Тяжело было Л. А. покинуть нас после двенадцати лет общей жизни, полной всевозможных невзгод. Она любила нас и знала, что для некоторых нужна, как свет, как воздух. Нежная заботливость об этих лицах сказывалась много раз в последних ее беседах со мной, когда она просила меня не забывать, что для них ее отъезд особенно тяжел... 23 ноября ее и четырех других товарищей Мартынова и Шебалина, 12-летний срок которых как раз тогда кончился, и амнистированных Яновича и Суровцева - должны были увезти.

Последний час перед отъездом Л. А. провела в моей камере. Все время она плакала, я утешала. Трогательные слова, сказанные ею на прощание, были, что в Шлиссельбурге она покидает лучших людей, которых когда-либо знала.

В час дня уезжавших одного за другим стали выводить из камер, а потом из тюрьмы. По выходе из тюремной ограды на обширный двор крепости каждый осво-{111}божденный останавливался, чтоб безмолвным жестом выразить нам свое "последнее прости". Из окон камер мы смотрели на их удалявшиеся фигуры. Каждый, обернувшись в нашу сторону, делал низкий поклон; мужчины снимали шапки и махали ими в знак приветствия, а Л. А., остановясь два или три раза, махала платком. Мы тоже держали в руках белые платки, которые издали легче было видеть через двойные рамы и решетки наших окон. Мы провожали взглядом друзей, возвращавшихся к жизни, и в ту минуту казалось, вокруг нас образуется новая темная пустота. Вот они дошли до ворот и скрылись. Для нас они перестали существовать, словно морская бездна разверзлась и поглотила их; и ни одна весточка не должна была сказать нам, что будет с ними дальше... Темная неизвестность, как "Слепцов" Метерлинка27, всегда и во всем окружала нас...

Отъезд пяти человек из нашей немногочисленной товарищеской семьи не мог не оставить пустоты. Людмила Александровна занимала совершенно особое положение; других, как Шебалина и Яновича, мы высоко ценили за их качества, а Суровцев являлся в нашей среде человеком, единственным в своем роде.

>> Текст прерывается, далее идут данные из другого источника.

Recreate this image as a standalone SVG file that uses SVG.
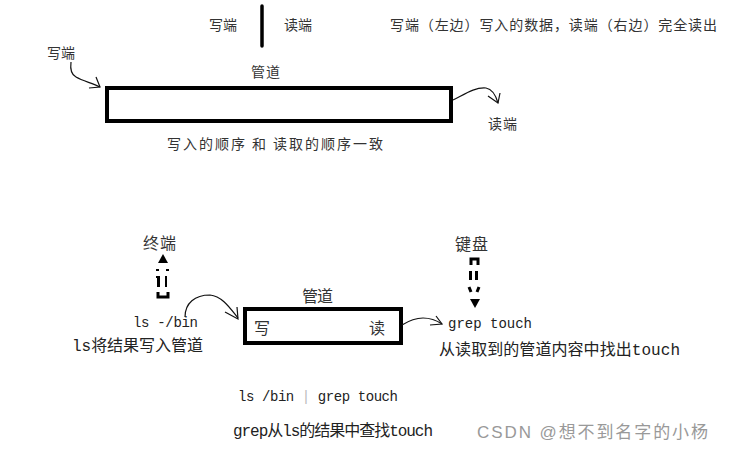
<svg xmlns="http://www.w3.org/2000/svg" width="741" height="450" viewBox="0 0 741 450">
<style>
.cj{font-family:"Noto Sans CJK SC","Liberation Serif",sans-serif;font-size:14px;fill:#333;dominant-baseline:central}
.cl{font-size:16px}
.mo{font-family:"Liberation Mono","Noto Sans CJK SC",monospace;font-size:14px;fill:#222;dominant-baseline:central}
.mx{font-family:"Liberation Mono","Noto Sans CJK SC",monospace;font-size:16px;fill:#222;dominant-baseline:central}
.pipe{fill:none;stroke:#000;stroke-width:4}
.cv{fill:none;stroke:#111;stroke-width:1.2}
.wm{font-family:"Liberation Sans","Noto Sans CJK SC",sans-serif;font-size:17px;fill:#999;dominant-baseline:central}
</style>
<rect width="741" height="450" fill="#fff"/>

<g id="top-legend">
<line x1="262" y1="6" x2="262" y2="46" stroke="#000" stroke-width="3.5" stroke-linecap="round"/>
<text class="cj" x="209" y="24" textLength="28">写端</text>
<text class="cj" x="284" y="24" textLength="28">读端</text>
<text class="cj" x="390" y="24" textLength="327">写端（左边）写入的数据，读端（右边）完全读出</text>
</g>

<g id="pipe1">
<rect class="pipe" x="107" y="88" width="344" height="33"/>
<text class="cj" x="251" y="71" textLength="29">管道</text>
<text class="cj" x="167" y="143" textLength="216">写入的顺序 和 读取的顺序一致</text>
</g>
<g id="write-end1"><text class="cj" x="47" y="52" textLength="28">写端</text></g>
<g id="read-end1"><text class="cj" x="488" y="123" textLength="29">读端</text></g>

<g id="pipe2">
<rect class="pipe" x="245" y="309" width="156" height="34"/>
<text class="cj cl" x="302" y="295" textLength="31">管道</text>
<text class="cj cl" x="254" y="327" textLength="15">写</text>
<text class="cj cl" x="369" y="327" textLength="15">读</text>
</g>
<g id="ls">
<text class="mo" x="133" y="323" textLength="65">ls -/bin</text>
<text class="mx" x="72" y="347" textLength="131">ls将结果写入管道</text>
</g>
<g id="grep">
<text class="mo" x="448" y="324" textLength="84">grep touch</text>
<text class="mx" x="439" y="351" textLength="241">从读取到的管道内容中找出touch</text>
</g>
<g id="terminal"><text class="cj cl" x="143" y="242" textLength="33">终端</text></g>
<g id="keyboard"><text class="cj cl" x="455" y="243" textLength="33">键盘</text></g>
<g id="command">
<text class="mo" x="238" y="397" textLength="160"><tspan>ls /bin </tspan><tspan fill="#bbb">|</tspan><tspan> grep touch</tspan></text>
<text class="mx" x="233" y="432" textLength="200">grep从ls的结果中查找touch</text>
</g>
<text class="wm" x="477" y="432" textLength="231">CSDN @想不到名字的小杨</text>

<g id="connectors">
<path class="cv" d="M71,62 C70,70 72,75 76,77 C83,81 92,83 100,87"/>
<path class="cv" d="M96,77 L100,87 L89,88"/>
<path class="cv" d="M453,100 C465,94 475,87 486,88 C492,89 496,96 498,103"/>
<path class="cv" d="M488,96 L498,103 L500,93"/>
<path class="cv" d="M185,317 C185,303 195,295 210,295 C222,296 230,308 238,318"/>
<path class="cv" d="M225,312 L238,319 L237,307"/>
<path class="cv" d="M402,325 C410,320 416,318 423,318 C430,318 436,320 442,324"/>
<path class="cv" d="M436,316 L442,324 L430,325"/>
<g id="up-arrow" fill="#000" stroke="#000">
<polygon points="158,263 163,254 168,263" stroke="none"/>
<line x1="156" y1="270" x2="159" y2="270" stroke-width="2"/>
<line x1="166" y1="270" x2="169" y2="270" stroke-width="2"/>
<rect x="156" y="276" width="4" height="2" stroke="none"/>
<rect x="157" y="276" width="3" height="11" stroke="none"/>
<rect x="165" y="276" width="2" height="11" stroke="none"/>
<path d="M158,292 V297 H168 V292" fill="none" stroke-width="3"/>
</g>
<g id="down-arrow" fill="#000" stroke="#000">
<path d="M471,265 V259 H478 V265" fill="none" stroke-width="3"/>
<rect x="469" y="271" width="3" height="9" stroke="none"/>
<rect x="475" y="271" width="3" height="9" stroke="none"/>
<line x1="469" y1="287" x2="471" y2="292" stroke-width="3"/>
<line x1="479" y1="287" x2="477" y2="292" stroke-width="3"/>
<polygon points="470,299 480,299 475,308" stroke="none"/>
</g>
</g>
</svg>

О том, какое значение Людмила Александровна имела для меня лично, было сказано в главе "Тюрьма дает мне друга", а то место, которое она занимала в жизни других товарищей, описано в ее биографии, написанной мной для журнала "Былое", после того как в 1906 году она погибла во Владивостоке при расстреле мирной демонстрации в этом городе **. Потому теперь надо сказать только о тех четырех, которые оставили крепость одновременно с ней.

______________

** Эта биография появлялась последовательно в трех изданиях; последнее было сделано "Задругой" в 1920 году. Она вошла в IV том Полного собрания моих сочинений - "Шлиссельбургские узники".

1. Литвин по происхождению, Людвиг Фомич Янович был членом польского "Пролетариата" 28 и поступил в крепость в 1886 году. При аресте он оказал вооруженное сопротивление и ранил агента тайной полиции. Этого акта трудно было ожидать от человека с такой застенчивой внешностью и сдержанным характером, какими об-{112}ладал Людвиг Фомич. Среднего роста, с темными волосами и небольшой бородой, он имел прекрасные карие глаза, которые поражали своим грустным выражением; еще более подчеркивалось оно общим видом его худощавого лица аскетического типа. Не нужно было много времени, чтобы распознать в нем человека не от мира сего. Сын богатых родителей, помещиков Ковенской губернии, он совершенно не знал цены материальным благам. Я думаю, он мог бы по целым дням не есть и не пить и даже не вспомнить об этом, если бы в установленные часы жандармы через дверную форточку не подавали ему пищи. И никогда он пальцем не пошевелил, чтобы сделать что-нибудь для сохранения своего здоровья в крепости.